Nominations Committee

Best practice recommends that there should be a formal and transparent process for the appointment of new directors to the Board.

This should include a Nominations Committee made up of members of the Board. Where however the Board is small the company may consider the functions of the Nomination Committee a job for the whole Board. In that case the Board should sit as the Nominations Committee rather than as the Board when it addresses matters concerned with nominations.

The majority of the members of the Nominations Committee should be non-executive directors.

The duties of the Nominations Committee should include the regular review of the structure, size and composition of the Board; identifying and nominating candidates to fill vacancies on the Board as they arise; make recommendations to the Board on the continuation or termination of the service of any executive or non-executive director.

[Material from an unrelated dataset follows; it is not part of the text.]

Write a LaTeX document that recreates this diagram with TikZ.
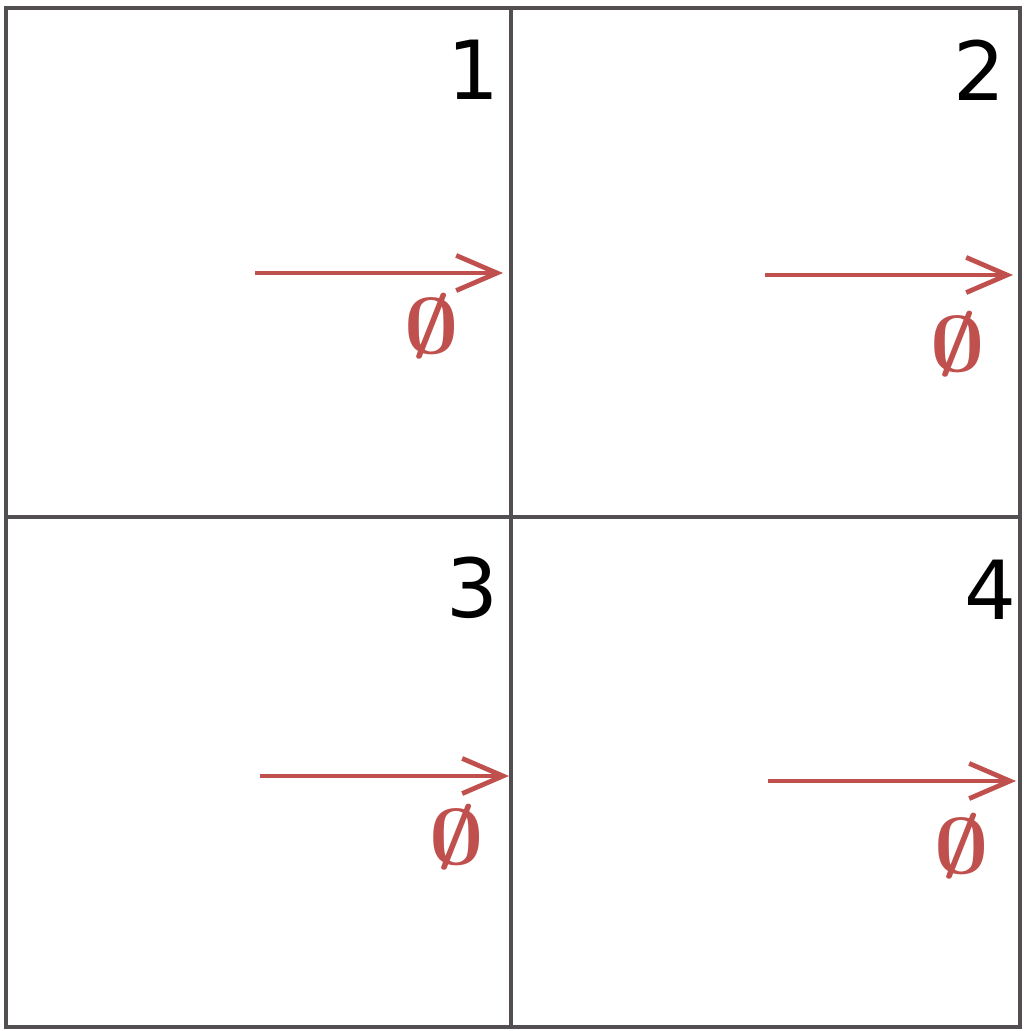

In recognition of their duty to the shareholders, the Chairman of the Nominations Committee should attend shareholders’ meeting prepared to respond to questions on the activities of the Committee.

Appointments to the Board

 Increasingly, shareholders are looking for evidence that the compensation paid to the senior executives of public companies is linked, directly or indirectly to creating real shareholder value. In Guyana of course this difficulty is compounded by companies  refusal to disclose remuneration other than fees paid to directors. They have narrowly and wrongly in my view interpreted the provisions of the Companies Act and ignored the provisions in respect of service contracts which require shareholders’ approval.

In the circumstances of such corporate lawlessness it seems almost futile to speak of best practice. Here again we get the “competitors excuse” – we will not disclose since our competitor is not doing so. There can of course be a hardly weaker excuse.

The Compensation Committee has the overriding objective of balancing the need to promote shareholder interests while avoiding demotivating effects of compensation packages that do not encourage and reward good results.

The size of the committee varies: three to five members is typical. Many compensation committees find it valuable for members to have diverse, complementary backgrounds and broad business knowledge. The committee should be made up of non-executive directors who are and independent of management and free from any relationship which could interfere with their independent judgment.

Although the Chairman of the company may be appointed to the Committee, he or she should not be the Chairman of the Committee.

The duties of the Committee include:

  • Setting the broad policy for the remuneration of the Chief Executive, the Chairman of the company and such other members of the executive management it is designated to consider. The remuneration of the non-executive directors should be a matter for the Board excluding the non-executive directors.

  • Determining targets for any performance related pay schemes in the company or group and the total remuneration of each executive manager including where appropriate bonuses, incentive payments and share options; vetting and authorising the reimbursement of any claims for expenses from the Chief Executive and Chairman of the company; ensuring that the provisions regarding disclosure of remuneration as required by the law and other rules are complied with; producing an annual report of the Committee for inclusion in the Annual Report of the company and ensuring that the Chairman of the Committee attends the AGM to respond to any questions about directors’ remuneration.

General authority of Committees

Each committee of the Board is authorised by the Board to seek any information it requires from any employee of the company in order to perform its duties.

The committees have an implied authority to obtain any outside legal or other professional advice and if they consider it necessary to obtain reliable, up-to-date information relevant to any matters which comes before them. They may also meet with the company’s professional advisors including auditors, attorneys and financial advisors.